Deepened by basal sliding, abrasion and plucking.
Arête
A steep sides ridge formed when 2 glaciers flow in parallel valleys.
The glaciers erode the sides of the valley, sharpening the mountain ridge in between them.
Pyramidal Peak
A pointed mountain peak with at least 3 sides.
Forms where 3+ carries form back to back.
Glacial Trough
(Also called U-shaped valleys)
Steep-sided valleys with flat bottoms formed by the erosion of V-shaped valleys by glaciers which makes them deeper & wider.
Hanging Valleys
Valleys formed by tributary glaciers which erode the valley floor less deeply than the main glacier so when the glaciers melt, the valley is left at a higher level than the glacial trough formed by the main glacier.

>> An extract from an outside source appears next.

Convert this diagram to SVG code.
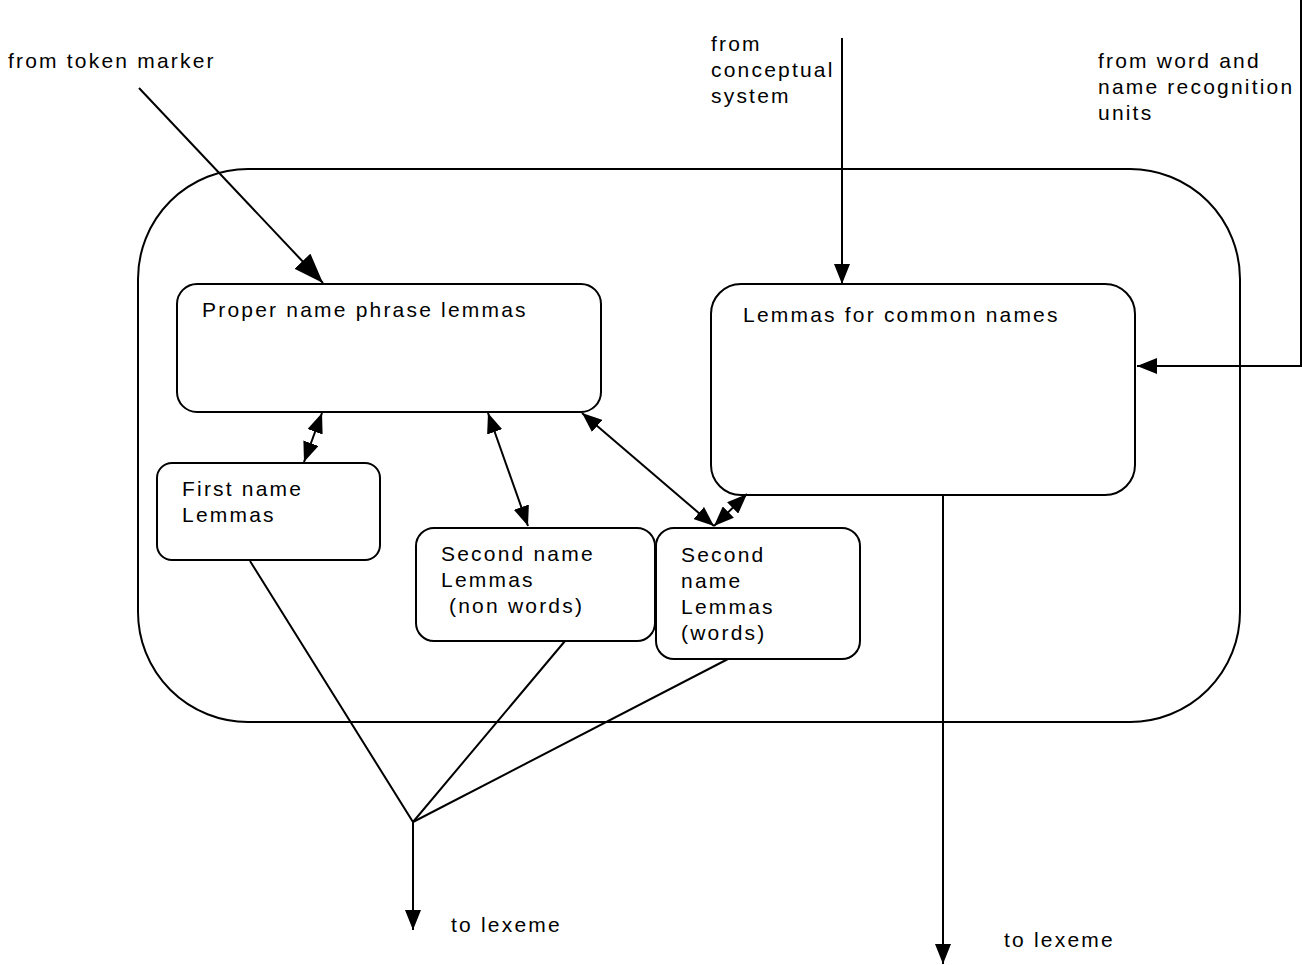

Waterfalls may fall over hanging valleys.
Truncated Spurs
Formed when ridges of land that stick out into the main valley are chopped off as the glacier moves past.
Valley Steps
Steps in the glacial trough formed when the glacier erodes the valley floor more deeply.
This happens when another glacier joins it or where there is less resistant rock.
Tarns
Lakes that form in corries after a glacier has retreated.
Fjords
Long, deep inlets that form when a valley that has been eroded by a glacier is flooded by sea level rise after the ice has melted.
Roche Moutonée
A resistant mass of rock on the valley floor.
The upstream (stoss) side is smooth due to abrasion and the downstream (lee) side is steep and rough due to plucking.
3m tall and 8m wide.
Moraines
The name for different formations of till.
Lateral- deposited where sides of glacier were
Medial- deposited in the centre of the valley where 2 glaciers converge
Terminal- builds up at the end of a glacier and is deposited as semicircular hillocks of till
Drumlins
Half egg-shapes hills of till (possibly because an original mound of deposited till got streamlined as the glacier readvanced over it)
The upstream (stoss) end is wide & tall and the downstream (lee) end is narrow & low.
100m high and 1.5km wide.
e.g. Ribble Valley - Lancashire
Erratics
Rocks that have been picked up by a glacier/ice sheet and deposited in an area of completely different geology.